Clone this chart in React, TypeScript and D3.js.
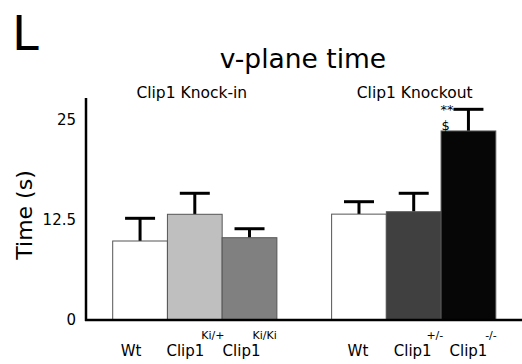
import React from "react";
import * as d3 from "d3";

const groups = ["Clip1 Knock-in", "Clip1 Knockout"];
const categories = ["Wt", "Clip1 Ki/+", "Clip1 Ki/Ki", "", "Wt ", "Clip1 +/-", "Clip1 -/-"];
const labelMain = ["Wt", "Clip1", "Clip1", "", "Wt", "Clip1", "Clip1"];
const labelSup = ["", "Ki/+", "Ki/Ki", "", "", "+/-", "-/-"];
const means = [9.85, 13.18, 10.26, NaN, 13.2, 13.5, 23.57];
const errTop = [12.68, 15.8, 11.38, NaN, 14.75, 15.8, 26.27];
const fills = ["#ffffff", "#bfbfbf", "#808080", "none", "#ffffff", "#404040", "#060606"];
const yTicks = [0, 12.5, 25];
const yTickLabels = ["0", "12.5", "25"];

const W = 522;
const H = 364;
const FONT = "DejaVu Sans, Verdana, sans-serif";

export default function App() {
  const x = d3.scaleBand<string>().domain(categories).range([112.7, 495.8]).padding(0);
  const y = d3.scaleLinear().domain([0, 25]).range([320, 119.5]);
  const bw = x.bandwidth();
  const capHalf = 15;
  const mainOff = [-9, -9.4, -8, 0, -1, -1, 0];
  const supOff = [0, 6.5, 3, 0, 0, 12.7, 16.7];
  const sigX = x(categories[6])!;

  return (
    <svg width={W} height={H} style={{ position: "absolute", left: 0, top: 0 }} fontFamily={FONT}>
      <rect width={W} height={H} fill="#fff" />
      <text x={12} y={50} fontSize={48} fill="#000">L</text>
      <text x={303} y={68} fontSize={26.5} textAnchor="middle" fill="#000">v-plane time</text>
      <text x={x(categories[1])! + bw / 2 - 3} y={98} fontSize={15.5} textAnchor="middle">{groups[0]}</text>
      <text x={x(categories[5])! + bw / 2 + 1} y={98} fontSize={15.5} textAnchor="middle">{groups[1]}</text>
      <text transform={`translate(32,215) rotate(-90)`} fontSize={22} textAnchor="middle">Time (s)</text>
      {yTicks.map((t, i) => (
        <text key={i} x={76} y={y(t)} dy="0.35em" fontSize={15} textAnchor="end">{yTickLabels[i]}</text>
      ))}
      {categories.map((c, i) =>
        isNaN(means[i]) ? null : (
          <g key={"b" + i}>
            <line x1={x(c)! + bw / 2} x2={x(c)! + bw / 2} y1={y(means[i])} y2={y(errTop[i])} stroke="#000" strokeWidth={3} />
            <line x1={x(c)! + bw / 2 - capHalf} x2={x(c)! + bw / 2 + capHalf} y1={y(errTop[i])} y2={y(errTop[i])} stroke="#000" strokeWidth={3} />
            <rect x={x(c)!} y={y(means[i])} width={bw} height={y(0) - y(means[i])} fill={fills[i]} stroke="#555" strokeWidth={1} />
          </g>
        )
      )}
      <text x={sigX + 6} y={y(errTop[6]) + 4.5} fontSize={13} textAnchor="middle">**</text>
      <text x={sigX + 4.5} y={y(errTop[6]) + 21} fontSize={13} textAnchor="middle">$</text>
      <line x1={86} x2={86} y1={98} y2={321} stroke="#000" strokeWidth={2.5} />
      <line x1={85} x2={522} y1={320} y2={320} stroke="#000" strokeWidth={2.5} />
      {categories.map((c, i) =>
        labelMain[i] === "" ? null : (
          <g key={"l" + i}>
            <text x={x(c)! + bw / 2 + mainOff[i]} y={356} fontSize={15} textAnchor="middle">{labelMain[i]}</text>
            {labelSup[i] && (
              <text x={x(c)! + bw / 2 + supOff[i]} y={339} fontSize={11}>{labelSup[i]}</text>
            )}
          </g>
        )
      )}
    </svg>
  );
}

┄┄┄┄┄┄┄┄┄┄┄┄┄┄┄┄┄┄┄┄

Images should not appear in the copy; retype the listing above exactly.

Reply to the task -
Clone this chart in React, TypeScript and D3.js.
import React from "react";
import * as d3 from "d3";

const groups = ["Clip1 Knock-in", "Clip1 Knockout"];
const categories = ["Wt", "Clip1 Ki/+", "Clip1 Ki/Ki", "", "Wt ", "Clip1 +/-", "Clip1 -/-"];
const labelMain = ["Wt", "Clip1", "Clip1", "", "Wt", "Clip1", "Clip1"];
const labelSup = ["", "Ki/+", "Ki/Ki", "", "", "+/-", "-/-"];
const means = [9.85, 13.18, 10.26, NaN, 13.2, 13.5, 23.57];
const errTop = [12.68, 15.8, 11.38, NaN, 14.75, 15.8, 26.27];
const fills = ["#ffffff", "#bfbfbf", "#808080", "none", "#ffffff", "#404040", "#060606"];
const yTicks = [0, 12.5, 25];
const yTickLabels = ["0", "12.5", "25"];

const W = 522;
const H = 364;
const FONT = "DejaVu Sans, Verdana, sans-serif";

export default function App() {
  const x = d3.scaleBand<string>().domain(categories).range([112.7, 495.8]).padding(0);
  const y = d3.scaleLinear().domain([0, 25]).range([320, 119.5]);
  const bw = x.bandwidth();
  const capHalf = 15;
  const mainOff = [-9, -9.4, -8, 0, -1, -1, 0];
  const supOff = [0, 6.5, 3, 0, 0, 12.7, 16.7];
  const sigX = x(categories[6])!;

  return (
    <svg width={W} height={H} style={{ position: "absolute", left: 0, top: 0 }} fontFamily={FONT}>
      <rect width={W} height={H} fill="#fff" />
      <text x={12} y={50} fontSize={48} fill="#000">L</text>
      <text x={303} y={68} fontSize={26.5} textAnchor="middle" fill="#000">v-plane time</text>
      <text x={x(categories[1])! + bw / 2 - 3} y={98} fontSize={15.5} textAnchor="middle">{groups[0]}</text>
      <text x={x(categories[5])! + bw / 2 + 1} y={98} fontSize={15.5} textAnchor="middle">{groups[1]}</text>
      <text transform={`translate(32,215) rotate(-90)`} fontSize={22} textAnchor="middle">Time (s)</text>
      {yTicks.map((t, i) => (
        <text key={i} x={76} y={y(t)} dy="0.35em" fontSize={15} textAnchor="end">{yTickLabels[i]}</text>
      ))}
      {categories.map((c, i) =>
        isNaN(means[i]) ? null : (
          <g key={"b" + i}>
            <line x1={x(c)! + bw / 2} x2={x(c)! + bw / 2} y1={y(means[i])} y2={y(errTop[i])} stroke="#000" strokeWidth={3} />
            <line x1={x(c)! + bw / 2 - capHalf} x2={x(c)! + bw / 2 + capHalf} y1={y(errTop[i])} y2={y(errTop[i])} stroke="#000" strokeWidth={3} />
            <rect x={x(c)!} y={y(means[i])} width={bw} height={y(0) - y(means[i])} fill={fills[i]} stroke="#555" strokeWidth={1} />
          </g>
        )
      )}
      <text x={sigX + 6} y={y(errTop[6]) + 4.5} fontSize={13} textAnchor="middle">**</text>
      <text x={sigX + 4.5} y={y(errTop[6]) + 21} fontSize={13} textAnchor="middle">$</text>
      <line x1={86} x2={86} y1={98} y2={321} stroke="#000" strokeWidth={2.5} />
      <line x1={85} x2={522} y1={320} y2={320} stroke="#000" strokeWidth={2.5} />
      {categories.map((c, i) =>
        labelMain[i] === "" ? null : (
          <g key={"l" + i}>
            <text x={x(c)! + bw / 2 + mainOff[i]} y={356} fontSize={15} textAnchor="middle">{labelMain[i]}</text>
            {labelSup[i] && (
              <text x={x(c)! + bw / 2 + supOff[i]} y={339} fontSize={11}>{labelSup[i]}</text>
            )}
          </g>
        )
      )}
    </svg>
  );
}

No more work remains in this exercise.